Print only the lines from the top of the data through the line with "1.196], [11.53, 12.56]]", both included, skipping every picture.
-- Begin Stored data --
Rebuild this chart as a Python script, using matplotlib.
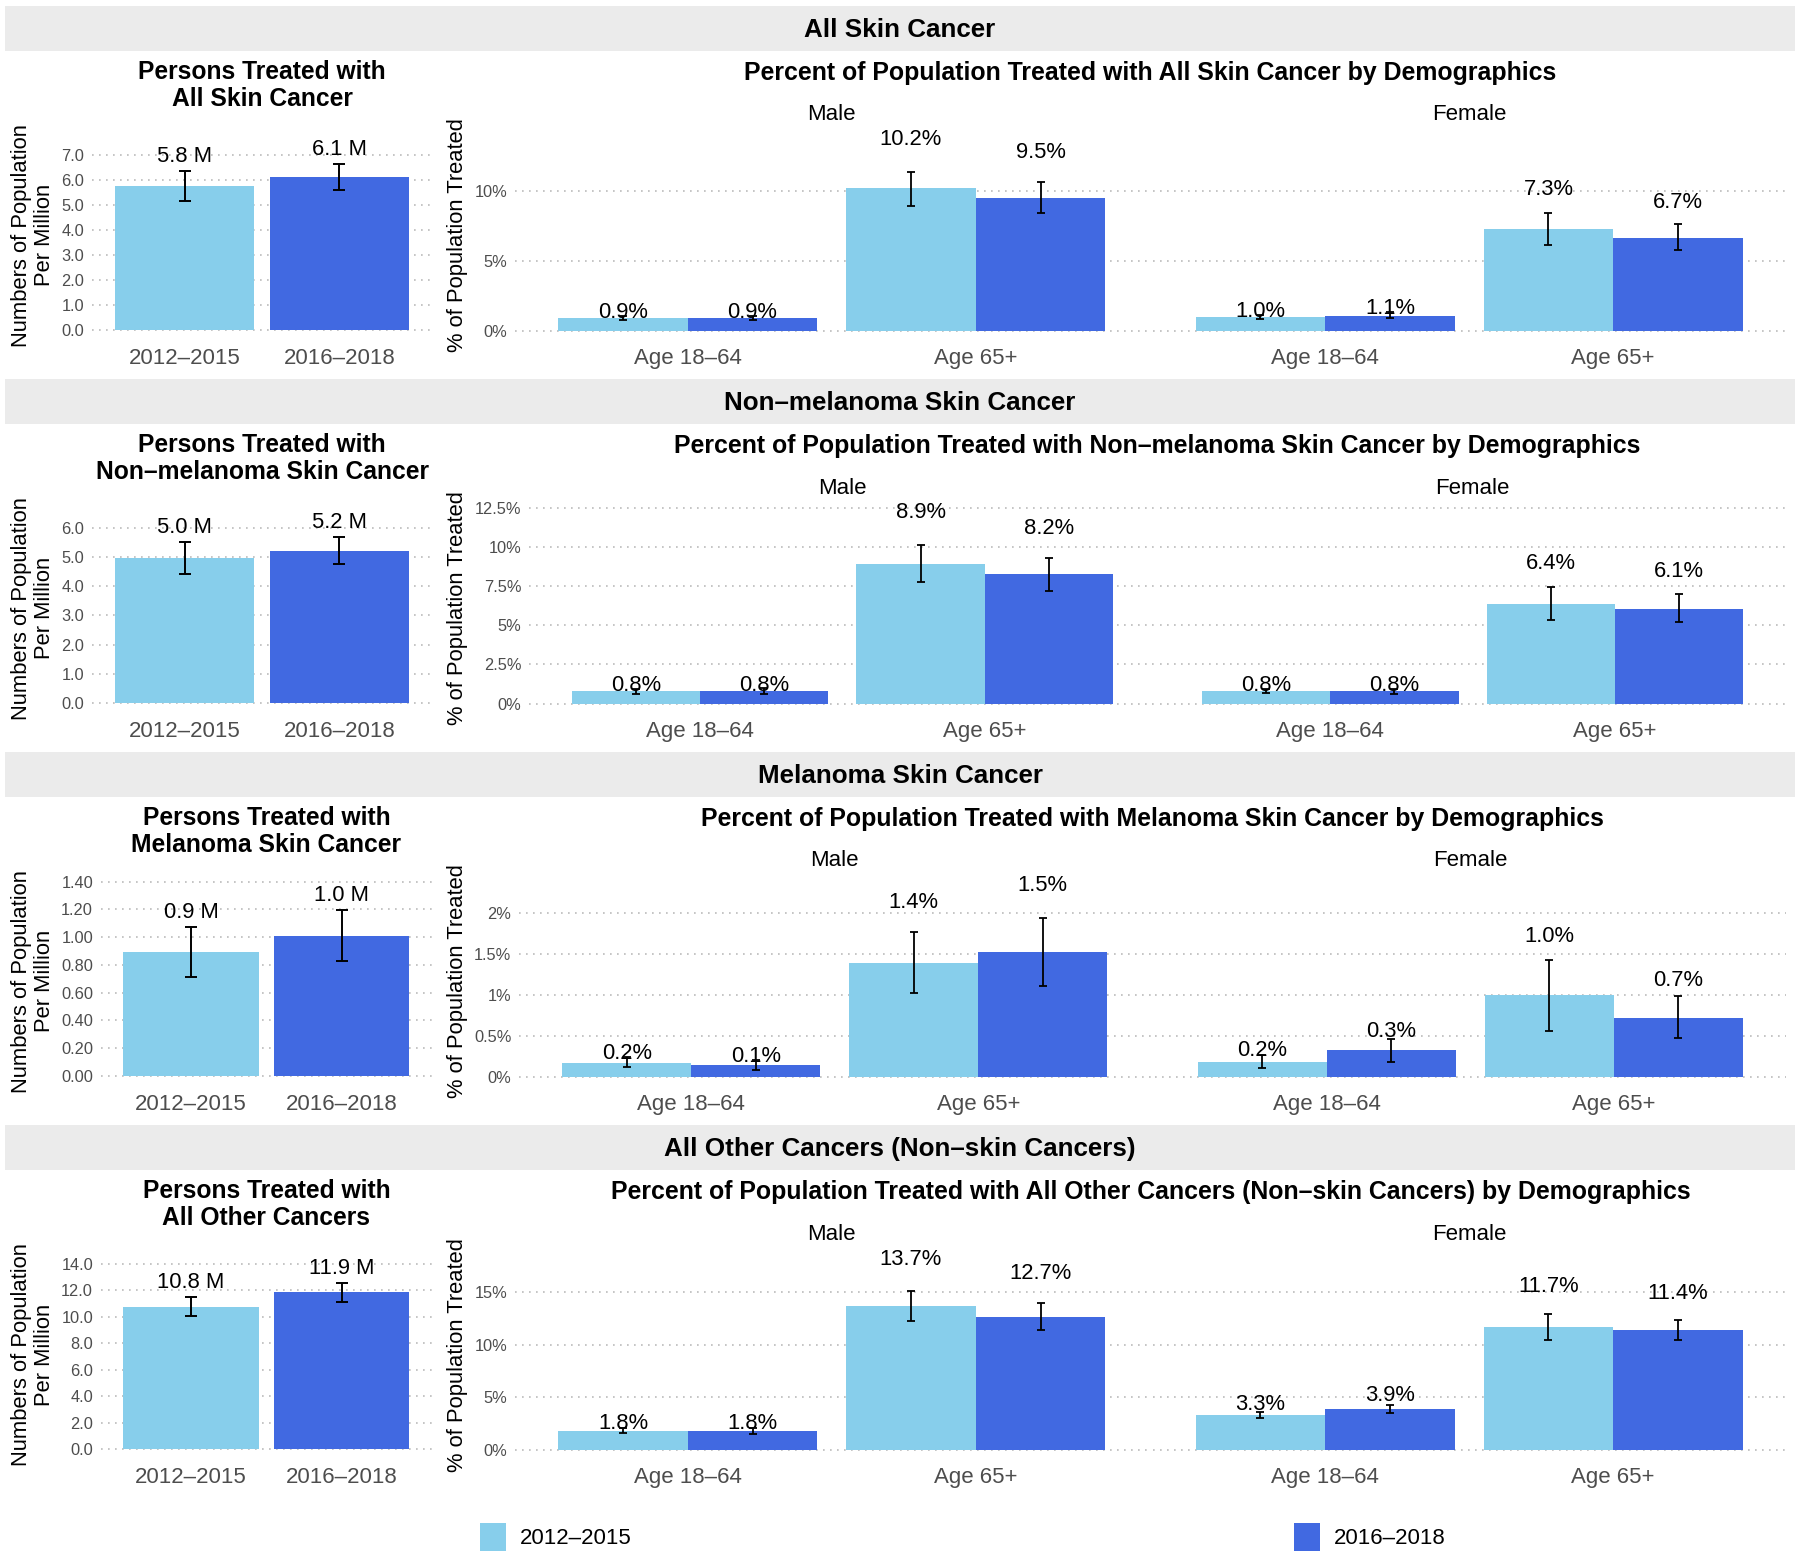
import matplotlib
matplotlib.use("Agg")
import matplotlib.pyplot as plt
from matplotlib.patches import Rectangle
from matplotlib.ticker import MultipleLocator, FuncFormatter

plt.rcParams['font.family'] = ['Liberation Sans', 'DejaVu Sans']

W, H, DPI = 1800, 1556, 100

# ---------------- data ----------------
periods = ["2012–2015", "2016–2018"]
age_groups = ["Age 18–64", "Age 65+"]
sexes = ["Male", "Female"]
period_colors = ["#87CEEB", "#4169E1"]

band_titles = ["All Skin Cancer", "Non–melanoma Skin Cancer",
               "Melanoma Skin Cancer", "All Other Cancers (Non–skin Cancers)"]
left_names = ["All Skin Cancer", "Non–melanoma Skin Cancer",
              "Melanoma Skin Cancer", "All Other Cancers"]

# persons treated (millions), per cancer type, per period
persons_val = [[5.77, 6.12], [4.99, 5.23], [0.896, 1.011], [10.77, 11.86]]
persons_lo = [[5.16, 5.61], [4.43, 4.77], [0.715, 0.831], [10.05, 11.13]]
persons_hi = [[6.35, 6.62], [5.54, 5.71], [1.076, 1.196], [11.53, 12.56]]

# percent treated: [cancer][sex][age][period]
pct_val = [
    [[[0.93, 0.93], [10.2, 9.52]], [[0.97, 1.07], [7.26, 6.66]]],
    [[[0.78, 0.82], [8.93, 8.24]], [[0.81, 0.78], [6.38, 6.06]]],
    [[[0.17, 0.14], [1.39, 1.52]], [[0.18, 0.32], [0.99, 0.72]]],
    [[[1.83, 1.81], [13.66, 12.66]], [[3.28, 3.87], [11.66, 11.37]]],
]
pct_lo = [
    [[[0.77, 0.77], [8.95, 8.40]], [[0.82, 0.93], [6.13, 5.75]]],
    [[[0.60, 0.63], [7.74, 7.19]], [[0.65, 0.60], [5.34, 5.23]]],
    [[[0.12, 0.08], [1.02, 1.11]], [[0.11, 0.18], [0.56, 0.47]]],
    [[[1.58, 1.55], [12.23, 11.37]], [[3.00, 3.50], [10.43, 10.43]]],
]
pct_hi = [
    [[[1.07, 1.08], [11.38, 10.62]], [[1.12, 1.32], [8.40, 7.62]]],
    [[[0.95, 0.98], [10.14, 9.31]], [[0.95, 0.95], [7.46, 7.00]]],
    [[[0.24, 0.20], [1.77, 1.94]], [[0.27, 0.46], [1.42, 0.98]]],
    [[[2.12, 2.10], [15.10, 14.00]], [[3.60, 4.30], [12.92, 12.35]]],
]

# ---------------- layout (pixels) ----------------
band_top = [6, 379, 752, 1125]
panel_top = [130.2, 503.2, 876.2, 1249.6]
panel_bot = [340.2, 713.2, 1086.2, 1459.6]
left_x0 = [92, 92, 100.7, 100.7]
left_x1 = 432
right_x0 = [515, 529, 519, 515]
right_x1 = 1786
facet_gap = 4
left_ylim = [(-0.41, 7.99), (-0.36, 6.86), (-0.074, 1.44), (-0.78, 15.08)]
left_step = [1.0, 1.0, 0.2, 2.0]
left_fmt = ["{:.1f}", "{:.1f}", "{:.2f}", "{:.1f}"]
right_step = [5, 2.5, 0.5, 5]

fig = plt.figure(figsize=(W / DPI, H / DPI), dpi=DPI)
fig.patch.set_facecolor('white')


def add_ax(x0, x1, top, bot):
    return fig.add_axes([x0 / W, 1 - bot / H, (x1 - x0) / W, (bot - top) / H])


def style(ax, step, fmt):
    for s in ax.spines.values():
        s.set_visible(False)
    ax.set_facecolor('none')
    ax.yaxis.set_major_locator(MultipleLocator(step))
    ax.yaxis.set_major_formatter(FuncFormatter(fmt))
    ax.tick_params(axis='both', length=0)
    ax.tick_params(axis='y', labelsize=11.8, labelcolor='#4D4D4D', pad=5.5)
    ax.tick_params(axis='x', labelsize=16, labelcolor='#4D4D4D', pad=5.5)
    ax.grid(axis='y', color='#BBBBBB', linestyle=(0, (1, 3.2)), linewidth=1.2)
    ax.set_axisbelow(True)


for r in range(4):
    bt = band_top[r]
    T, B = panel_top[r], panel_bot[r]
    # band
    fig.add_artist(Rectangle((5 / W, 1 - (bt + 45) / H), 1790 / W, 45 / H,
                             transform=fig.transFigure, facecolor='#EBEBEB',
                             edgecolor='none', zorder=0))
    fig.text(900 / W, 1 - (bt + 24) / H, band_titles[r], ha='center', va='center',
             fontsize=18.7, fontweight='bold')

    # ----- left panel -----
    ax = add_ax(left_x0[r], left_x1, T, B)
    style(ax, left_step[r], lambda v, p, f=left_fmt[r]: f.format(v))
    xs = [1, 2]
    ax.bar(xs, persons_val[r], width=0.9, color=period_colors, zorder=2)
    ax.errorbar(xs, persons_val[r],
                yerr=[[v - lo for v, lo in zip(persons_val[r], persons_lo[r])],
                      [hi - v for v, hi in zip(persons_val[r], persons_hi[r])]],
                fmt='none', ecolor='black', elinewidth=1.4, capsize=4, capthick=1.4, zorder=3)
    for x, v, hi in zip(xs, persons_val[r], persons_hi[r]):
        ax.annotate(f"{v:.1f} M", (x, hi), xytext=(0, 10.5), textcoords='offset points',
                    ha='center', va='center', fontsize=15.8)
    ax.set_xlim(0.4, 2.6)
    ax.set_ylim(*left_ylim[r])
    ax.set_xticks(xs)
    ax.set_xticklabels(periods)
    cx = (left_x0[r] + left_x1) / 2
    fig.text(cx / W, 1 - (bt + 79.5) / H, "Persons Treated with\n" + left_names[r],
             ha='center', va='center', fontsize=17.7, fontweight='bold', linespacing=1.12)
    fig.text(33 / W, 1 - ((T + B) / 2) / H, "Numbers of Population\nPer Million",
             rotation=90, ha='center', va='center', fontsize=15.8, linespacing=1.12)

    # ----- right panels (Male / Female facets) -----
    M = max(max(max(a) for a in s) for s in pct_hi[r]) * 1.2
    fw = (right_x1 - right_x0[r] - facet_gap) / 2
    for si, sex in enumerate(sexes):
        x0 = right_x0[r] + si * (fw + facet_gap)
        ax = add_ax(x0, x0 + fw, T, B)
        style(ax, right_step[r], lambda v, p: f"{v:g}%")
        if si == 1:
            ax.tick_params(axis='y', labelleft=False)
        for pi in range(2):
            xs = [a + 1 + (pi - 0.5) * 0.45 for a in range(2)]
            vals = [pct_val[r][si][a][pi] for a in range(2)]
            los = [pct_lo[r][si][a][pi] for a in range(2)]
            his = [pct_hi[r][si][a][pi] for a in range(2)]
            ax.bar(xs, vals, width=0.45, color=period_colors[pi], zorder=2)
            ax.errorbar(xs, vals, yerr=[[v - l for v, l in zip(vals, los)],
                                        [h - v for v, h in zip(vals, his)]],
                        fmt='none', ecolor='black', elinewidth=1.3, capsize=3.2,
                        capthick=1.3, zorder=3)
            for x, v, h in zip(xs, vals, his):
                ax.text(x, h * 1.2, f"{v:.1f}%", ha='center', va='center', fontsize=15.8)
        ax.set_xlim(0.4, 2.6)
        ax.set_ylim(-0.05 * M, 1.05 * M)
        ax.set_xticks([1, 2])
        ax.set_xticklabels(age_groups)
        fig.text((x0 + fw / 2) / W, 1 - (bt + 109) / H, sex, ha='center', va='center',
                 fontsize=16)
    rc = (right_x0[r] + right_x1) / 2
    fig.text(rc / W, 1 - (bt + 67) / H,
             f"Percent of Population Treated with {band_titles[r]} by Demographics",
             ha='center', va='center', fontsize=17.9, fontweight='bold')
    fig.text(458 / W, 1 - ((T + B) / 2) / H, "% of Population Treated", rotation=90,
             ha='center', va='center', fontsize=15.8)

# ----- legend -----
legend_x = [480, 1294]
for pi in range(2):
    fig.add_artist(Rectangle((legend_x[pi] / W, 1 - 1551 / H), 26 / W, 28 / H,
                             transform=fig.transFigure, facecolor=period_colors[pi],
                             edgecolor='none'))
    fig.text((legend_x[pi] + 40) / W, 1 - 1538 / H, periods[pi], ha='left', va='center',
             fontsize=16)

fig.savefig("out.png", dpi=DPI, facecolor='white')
-- End Stored data --
**Answer in full**
Rebuild this chart as a Python script, using matplotlib.
import matplotlib
matplotlib.use("Agg")
import matplotlib.pyplot as plt
from matplotlib.patches import Rectangle
from matplotlib.ticker import MultipleLocator, FuncFormatter

plt.rcParams['font.family'] = ['Liberation Sans', 'DejaVu Sans']

W, H, DPI = 1800, 1556, 100

# ---------------- data ----------------
periods = ["2012–2015", "2016–2018"]
age_groups = ["Age 18–64", "Age 65+"]
sexes = ["Male", "Female"]
period_colors = ["#87CEEB", "#4169E1"]

band_titles = ["All Skin Cancer", "Non–melanoma Skin Cancer",
               "Melanoma Skin Cancer", "All Other Cancers (Non–skin Cancers)"]
left_names = ["All Skin Cancer", "Non–melanoma Skin Cancer",
              "Melanoma Skin Cancer", "All Other Cancers"]

# persons treated (millions), per cancer type, per period
persons_val = [[5.77, 6.12], [4.99, 5.23], [0.896, 1.011], [10.77, 11.86]]
persons_lo = [[5.16, 5.61], [4.43, 4.77], [0.715, 0.831], [10.05, 11.13]]
persons_hi = [[6.35, 6.62], [5.54, 5.71], [1.076, 1.196], [11.53, 12.56]]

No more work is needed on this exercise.